Ik stuur berichtjes met de tekst ‘Waar blijf je nou?!’ Rustig even iets anders doen tijdens het wachten, het lezen van de krant in het etablissement van afspraak bijvoorbeeld, wordt volledig onmogelijk. Elke tien seconden staar ik naar de deur om te zien of mijn rendez-vous eindelijk verschijnt. En ook de air waarmee zo’n laatkomer dan uiteindelijk arriveert, irriteert me. Volkomen relaxed zwiert hij binnen.
Zelfs als ze een half uur te laat zijn, lijken laatkomers zich van geen kwaad bewust. Wat hebben ze gedaan, terwijl ik mij hier zo heb zitten opvreten? Nog even naar de sauna, het Turkse stoombad en een Thaise massage tot besluit? Aardse beslommeringen, banaliteiten van de klok, gevoelens noch frustraties van hun afspraak zijn aan hen besteed. Stel dat je erover begint dat het voor de hand ligt dat als je om tien uur afspreekt, je ook allebei om tien uur ter plaatse bent.
Dan gebeurt er iets vreemds: dan ben jij de neuroot, de boekhouder, de mierenneuker en vooral de man zonder savoir vivre. ‘Ontspan nu eens, waar maak je je druk om. Ik ben er nu toch!’ Natuurlijk is mijn hekel aan te laat komen neurotisch. Maar waarom moet ik op mijn neuroses worden aangesproken, als ik degene ben die zich aan de afspraken heeft gehouden?
Toch zit ik er ermee, met die neurose. Want ik heb net zo’n hekel aan laatkomers als aan zelf te laat komen.
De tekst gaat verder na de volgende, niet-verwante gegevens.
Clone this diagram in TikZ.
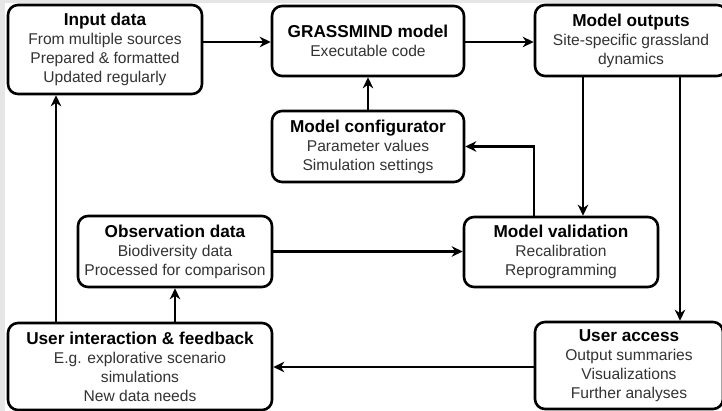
\documentclass[tikz,border=0pt]{standalone}
\usepackage{fontspec}
\setmainfont{Liberation Sans}
\usetikzlibrary{arrows.meta,calc}
\definecolor{bodytxt}{HTML}{333333}
\definecolor{framegrey}{HTML}{E6E6E6}
\newcommand{\ttl}[1]{{\fontsize{17.2}{19}\selectfont\bfseries\color{black}#1}}
\tikzset{
  box/.style={draw=black, line width=2.6pt, rounded corners=10pt, fill=white,
    align=center, inner sep=0pt, text=bodytxt,
    font=\fontsize{15.6}{19}\selectfont},
  conn/.style={line width=2.5pt, -{Stealth[length=11pt,width=10.5pt,inset=3.5pt]}},
}
\begin{document}
\begin{tikzpicture}[x=1pt,y=-1pt]
\useasboundingbox (0,0) rectangle (722,411);
\fill[framegrey] (0,0) rectangle (722,3);
\fill[framegrey] (0,0) rectangle (5,411);
\begin{scope}
\clip (0,0) rectangle (722,411);
\node[box, minimum width=194pt, minimum height=89pt] (input) at (105,49.5)
  {\ttl{Input data}\\From multiple sources\\Prepared \& formatted\\Updated regularly};
\node[box, minimum width=192pt, minimum height=70pt] (grass) at (368,41)
  {\ttl{GRASSMIND model}\\Executable code};
\node[box, minimum width=192pt, minimum height=71pt] (out) at (631,40.5)
  {\ttl{Model outputs}\\Site-specific grassland\\dynamics};
\node[box, minimum width=192pt, minimum height=71pt] (conf) at (368,146.5)
  {\ttl{Model configurator}\\Parameter values\\Simulation settings};
\node[box, minimum width=194pt, minimum height=71pt] (obs) at (175,251.5)
  {\ttl{Observation data}\\Biodiversity data\\Processed for comparison};
\node[box, minimum width=194pt, minimum height=70pt] (val) at (561,252)
  {\ttl{Model validation}\\Recalibration\\Reprogramming};
\node[box, minimum width=264pt, minimum height=87pt] (ui) at (140,366.5)
  {\ttl{User interaction \& feedback}\\E.g. explorative scenario\\simulations\\New data needs};
\node[box, minimum width=188pt, minimum height=87pt] (acc) at (629,365.5)
  {\ttl{User access}\\Output summaries\\Visualizations\\Further analyses};
\end{scope}
\coordinate (ovx) at (583,0);
\coordinate (oax) at (680,0);
\coordinate (vcx) at (534,0);
\coordinate (uix) at (56,0);
\coordinate (iny) at (0,42);
\coordinate (accy) at (0,367);
\draw[conn] (input.east |- iny) -- (grass.west |- iny);
\draw[conn] (grass.east |- iny) -- (out.west |- iny);
\draw[conn] (conf.north) -- (grass.south);
\draw[conn] (val.north -| vcx) |- (conf.east);
\draw[conn] (out.south -| ovx) -- (val.north -| ovx);
\draw[conn] (out.south -| oax) -- (acc.north -| oax);
\draw[conn] (acc.west |- accy) -- (ui.east |- accy);
\draw[conn] (ui.north -| obs.south) -- (obs.south);
\draw[conn] (ui.north -| uix) -- (input.south -| uix);
\draw[conn] (obs.east) -- (val.west |- obs.east);
\end{tikzpicture}
\end{document}
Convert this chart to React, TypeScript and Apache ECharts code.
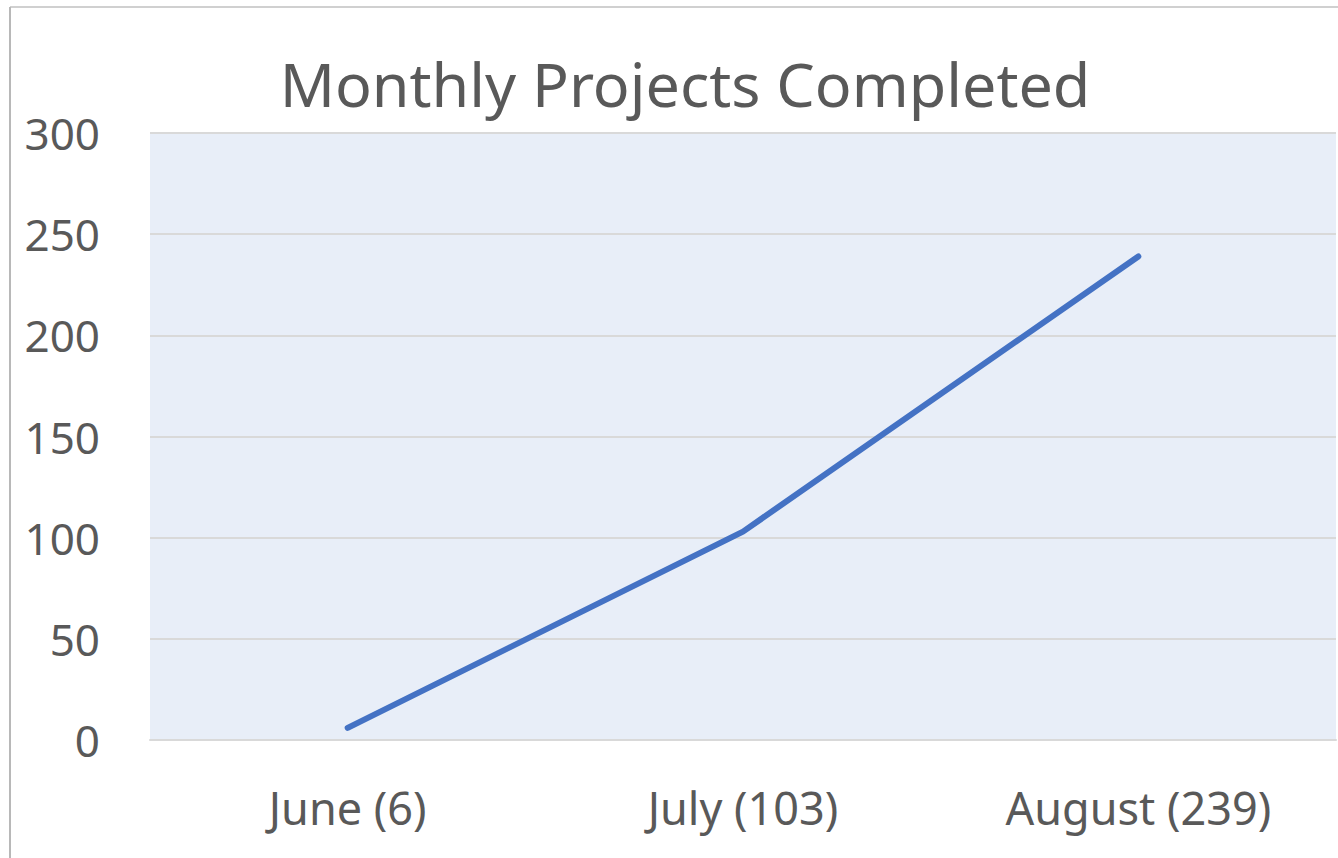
import React, { useEffect, useRef } from "react";
import * as echarts from "echarts";

const categories = ["June (6)", "July (103)", "August (239)"];
const projectsCompleted = [6, 103, 239];
const yTicks = { min: 0, max: 300, interval: 50 };
const titleText = "Monthly Projects Completed";

export default function App() {
  const ref = useRef<HTMLDivElement>(null);
  useEffect(() => {
    document.body.style.margin = "0";
    const chart = echarts.init(ref.current!, undefined, { renderer: "svg" });
    const font = "Noto Sans";
    chart.setOption({
      animation: false,
      backgroundColor: "#ffffff",
      title: {
        text: titleText,
        left: 680,
        textAlign: "center",
        top: 47,
        textStyle: { fontFamily: font, fontSize: 61, fontWeight: "normal", color: "#595959", lineHeight: 62 },
      },
      grid: {
        left: 150,
        right: 2,
        top: 133,
        bottom: 118,
        show: true,
        backgroundColor: "#E8EEF8",
        borderWidth: 0,
      },
      xAxis: {
        type: "category",
        data: categories,
        boundaryGap: true,
        axisLine: { show: true, lineStyle: { color: "#D9D9D9", width: 2 } },
        axisTick: { show: false },
        axisLabel: {
          fontFamily: font,
          fontSize: 45,
          color: "#595959",
          margin: 44,
          lineHeight: 46,
        },
      },
      yAxis: {
        type: "value",
        min: yTicks.min,
        max: yTicks.max,
        interval: yTicks.interval,
        axisLine: { show: false },
        axisTick: { show: false },
        splitLine: { show: true, lineStyle: { color: "#D9D9D9", width: 2 } },
        axisLabel: {
          fontFamily: font,
          fontSize: 44,
          color: "#595959",
          margin: 50,
        },
      },
      series: [
        {
          type: "line",
          data: projectsCompleted,
          showSymbol: false,
          symbol: "none",
          lineStyle: { color: "#4472C4", width: 6, cap: "round", join: "round" },
          itemStyle: { color: "#4472C4" },
        },
      ],
      graphic: [
        { type: "line", shape: { x1: 10, y1: 7, x2: 1338, y2: 7 }, style: { stroke: "#D0D0D0", lineWidth: 2 } },
        { type: "line", shape: { x1: 10, y1: 7, x2: 10, y2: 858 }, style: { stroke: "#B8B8B8", lineWidth: 2 } },
      ],
    });
    return () => chart.dispose();
  }, []);
  return <div ref={ref} style={{ position: "fixed", left: 0, top: 0, width: 1338, height: 858 }} />;
}
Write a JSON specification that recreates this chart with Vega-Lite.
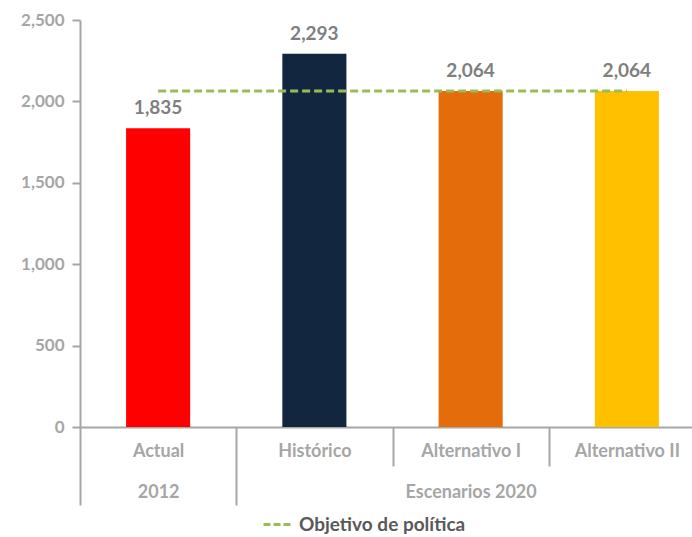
{
  "$schema": "https://vega.github.io/schema/vega-lite/v6.json",
  "width": 612,
  "height": 407,
  "autosize": {"type": "none"},
  "padding": {"left": 80, "top": 20, "right": 0, "bottom": 110},
  "config": {"view": {"stroke": null}, "font": "Lato"},
  "data": {"values": [
    {"categoria": "Actual", "valor": 1835, "objetivo": 2064},
    {"categoria": "Histórico", "valor": 2293, "objetivo": 2064},
    {"categoria": "Alternativo I", "valor": 2064, "objetivo": 2064},
    {"categoria": "Alternativo II", "valor": 2064, "objetivo": 2064}
  ]},
  "encoding": {
    "x": {
      "field": "categoria", "type": "nominal", "sort": null,
      "scale": {"range": [0, 625], "paddingInner": 0, "paddingOuter": 0},
      "axis": {
        "title": null, "labelAngle": 0, "tickBand": "extent",
        "tickSize": {"condition": {"test": "datum.value === 'Actual' || datum.extra", "value": 78}, "value": 39},
        "labelPadding": {"condition": {"test": "datum.value === 'Actual'", "value": -63}, "value": -24},
        "tickColor": "#A6A6A6", "tickWidth": 2, "domainColor": "#A6A6A6", "domainWidth": 2,
        "labelFont": "Lato", "labelFontWeight": "bold", "labelFontSize": 18, "labelColor": "#A6A6A6",
        "labelLineHeight": 41, "labelBaseline": "top",
        "labelExpr": "datum.value === 'Actual' ? ['Actual', '2012'] : datum.value === 'Alternativo I' ? ['Alternativo I', 'Escenarios 2020'] : datum.value"
      }
    }
  },
  "layer": [
    {
      "mark": {"type": "bar", "width": {"band": 0.41}},
      "encoding": {
        "y": {"field": "valor", "type": "quantitative", "scale": {"domain": [0, 2500], "nice": false},
          "axis": {"title": null, "grid": false, "values": [0, 500, 1000, 1500, 2000, 2500], "format": ",d",
            "labelFont": "Lato", "labelFontWeight": "bold", "labelFontSize": 17, "labelColor": "#A6A6A6",
            "domainColor": "#A6A6A6", "domainWidth": 2, "tickColor": "#A6A6A6", "tickWidth": 2, "tickSize": 8, "labelPadding": 8}},
        "fill": {"field": "categoria", "type": "nominal", "sort": null,
          "scale": {"domain": ["Actual", "Histórico", "Alternativo I", "Alternativo II"], "range": ["#FF0000", "#13263F", "#E46C0A", "#FFC000"]},
          "legend": null}
      }
    },
    {
      "mark": {"type": "text", "dy": -10, "baseline": "bottom", "fontWeight": "bold", "fontSize": 19, "color": "#7F7F7F", "font": "Lato"},
      "encoding": {
        "y": {"field": "valor", "type": "quantitative"},
        "text": {"field": "valor", "type": "quantitative", "format": ",d"}
      }
    },
    {
      "mark": {"type": "line", "strokeDash": [8, 4], "strokeWidth": 3},
      "encoding": {
        "y": {"field": "objetivo", "type": "quantitative"},
        "stroke": {"datum": "Objetivo de política", "scale": {"range": ["#9BBB59"]},
          "legend": {"title": null, "orient": "none", "legendX": 182, "legendY": 488, "symbolDash": [7, 3], "symbolStrokeWidth": 3, "symbolType": "stroke", "symbolSize": 900,
            "labelFont": "Lato", "labelFontWeight": "bold", "labelFontSize": 19, "labelColor": "#595959", "labelLimit": 400}}
      }
    }
  ]
}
Sta ik mijn vrouw, die van het, hoe zal ik het zeggen, meer ontspannen type is, op te jutten vaart te maken met heur haar en make-up. ‘Wil je dan liever dat ik onverzorgd over straat ga dan dat we een paar minuten te laat komen?’
Eerlijk gezegd wel, ja. Laatkomers maken rustig af waar ze mee bezig zijn, hun lunchafspraakje of dinnerdate bestaat dan eenvoudigweg nog niet, en springen dan pas op de fiets. Zou het niet bevrijdend zijn om zelf te laat te komen? Ik heb het een aantal keer geprobeerd: ik ging later van huis. Maar hoe laat ik ook vertrok, het lukte niet.
Ik kwam elke keer weer op tijd. Had ik er al fietsend toch een tandje bij gezet. Ik was deze week op reis met een man die elke dag te laat kwam. Bij het ontbijt, in de lobby, bij de auto. Gerust liet hij iedereen wachten. Ik mag dan neurotisch zijn, notoir te laat komen is ook ziekelijk. Alsof je wilt bewijzen boven dit soort banaliteiten te staan. Toen hij ook nog aan een verhandeling begon over het verschil tussen kairos, een soort vliedend verstrijken van de tijd zelve, en chronos, de tijd zoals hij door de klok wordt getemd, had ik er genoeg van.
Plan gewoon beter en kom op tijd! En mocht het onverhoopt niet lukken, laat dan even weten dat je iets later komt. Simpel, toch?